The crushing of illusions is a key theme in Henry Fool. Simon nearly gives up writing when he’s viciously rejected by 25 publishers. Street thug Warren (Kevin Corrigan) stops selling drugs because a woman he’s attracted to influences him to support a nazi politician, but he not only reverts back when the immigrant hating platform fails, he moves on to wife beating and child molestation. Family is poison in Hartley’s world, with father’s abusing their children mentally and physically in Trust or through complete and total neglect in Simple Men. Meanwhile, mothers enslave their children.

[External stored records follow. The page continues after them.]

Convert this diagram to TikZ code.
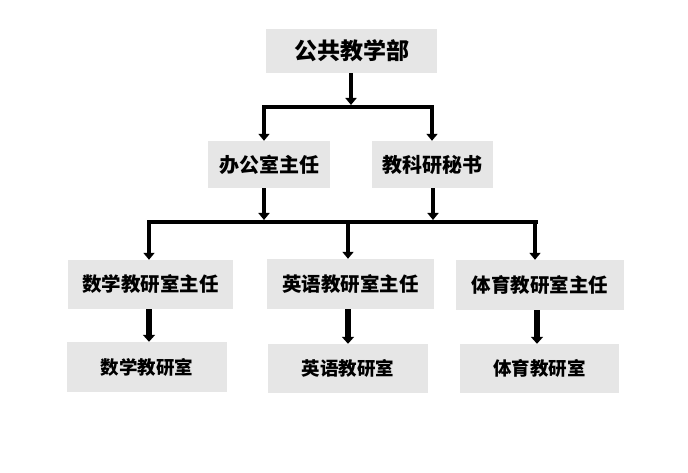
\documentclass[tikz,border=0pt]{standalone}
\usepackage{fontspec}
\newfontfamily\cjk{Noto Sans CJK SC}
\usetikzlibrary{arrows.meta}
\definecolor{boxgray}{RGB}{230,230,230}
\tikzset{
  box/.style={fill=boxgray, inner sep=0pt, align=center, font=\cjk\bfseries},
  conn/.style={line width=4.5pt, draw=black},
  arr/.style={line width=4.5pt, draw=black, -{Triangle[width=11pt,length=7pt]}},
  arrthick/.style={line width=6.5pt, draw=black, -{Triangle[width=12pt,length=7pt]}},
}
\begin{document}
\begin{tikzpicture}[x=1pt,y=-1pt]
\useasboundingbox (0,0) rectangle (688,473);
% boxes
\node[box, minimum width=171pt, minimum height=44pt, font=\cjk\bfseries\fontsize{23}{23}\selectfont] (top) at (351.5,51) {公共教学部};
\node[box, minimum width=122pt, minimum height=47pt, font=\cjk\bfseries\fontsize{20}{20}\selectfont] (a) at (269,164.5) {办公室主任};
\node[box, minimum width=121pt, minimum height=47pt, font=\cjk\bfseries\fontsize{20}{20}\selectfont] (b) at (432.5,164.5) {教科研秘书};
\node[box, minimum width=165pt, minimum height=49pt, font=\cjk\bfseries\fontsize{19.5}{19.5}\selectfont] (m1) at (150.5,284.5) {数学教研室主任};
\node[box, minimum width=167pt, minimum height=50pt, font=\cjk\bfseries\fontsize{19.5}{19.5}\selectfont] (e1) at (350.5,284) {英语教研室主任};
\node[box, minimum width=168pt, minimum height=50pt, font=\cjk\bfseries\fontsize{19.5}{19.5}\selectfont] (p1) at (540,285) {体育教研室主任};
\node[box, minimum width=160pt, minimum height=50pt, font=\cjk\bfseries\fontsize{18.5}{18.5}\selectfont] (m2) at (147,367) {数学教研室};
\node[box, minimum width=160pt, minimum height=49pt, font=\cjk\bfseries\fontsize{18.5}{18.5}\selectfont] (e2) at (348,368.5) {英语教研室};
\node[box, minimum width=159pt, minimum height=49pt, font=\cjk\bfseries\fontsize{18.5}{18.5}\selectfont] (p2) at (539.5,368.5) {体育教研室};
% bus coordinates
\coordinate (b1l) at (262,107);
\coordinate (b1r) at (434,107);
\coordinate (b1top) at (351,105);
\coordinate (b1a) at (264,107);
\coordinate (b1b) at (432,107);
\coordinate (b2l) at (147,222);
\coordinate (b2r) at (538,222);
\coordinate (b2a) at (264,220);
\coordinate (b2b) at (433,220);
\coordinate (b2m) at (149,222);
\coordinate (b2e) at (348,222);
\coordinate (b2p) at (535,222);
\coordinate (xm) at (149,0);
\coordinate (xe) at (348,0);
\coordinate (xp) at (537,0);
% connectors
\draw[arr] (top.south -| b1top) -- (b1top);
\draw[conn] (b1l) -- (b1r);
\draw[arr] (b1a) -- (b1a |- a.north);
\draw[arr] (b1b) -- (b1b |- b.north);
\draw[arr] (a.south -| b2a) -- (b2a);
\draw[arr] (b.south -| b2b) -- (b2b);
\draw[conn] (b2l) -- (b2r);
\draw[arr] (b2m) -- (b2m |- m1.north);
\draw[arr] (b2e) -- (b2e |- e1.north);
\draw[arr] (b2p) -- (b2p |- p1.north);
\draw[arrthick] (m1.south -| xm) -- (xm |- m2.north);
\draw[arrthick] (e1.south -| xe) -- (xe |- e2.north);
\draw[arrthick] (p1.south -| xp) -- (xp |- p2.north);
\end{tikzpicture}
\end{document}
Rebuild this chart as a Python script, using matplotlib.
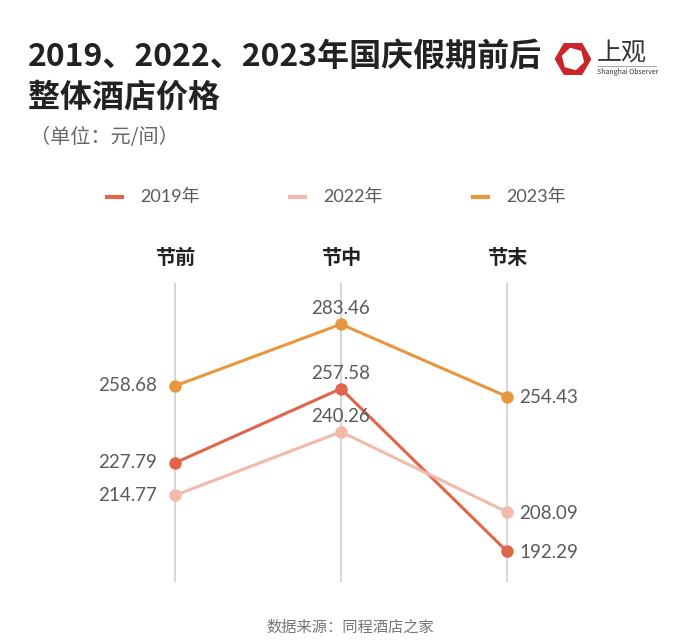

Henry Fool is the one Hartley movie where someone really succeeds, yet his opinion of success obviously isn’t much as it’s the grimmest in tone. Hartley normally has hopeful characters who are failing but find their way to a decision that grants them a life they may be able to stand. Life is discovering who you can be, reverted back to what you are, and ultimately creating a situation, usually through pregnancy, where you fall into the most acceptable of your few options.

So far Henry Fool is the best of all the Hal Hartley films I’ve seen. It’s a little better than the others in most areas, the exception being the portrayal of women, which was much better in Trust. Fay Grim essentially plays a younger version of the white trash character Edie Falco portrayed in Trust, but Hartley shows no empathy toward her this time. Though there’s no misogynist like Robert John Burke played in Simple Men, with the focus once again mainly being on the men, the women once again lack their nobility.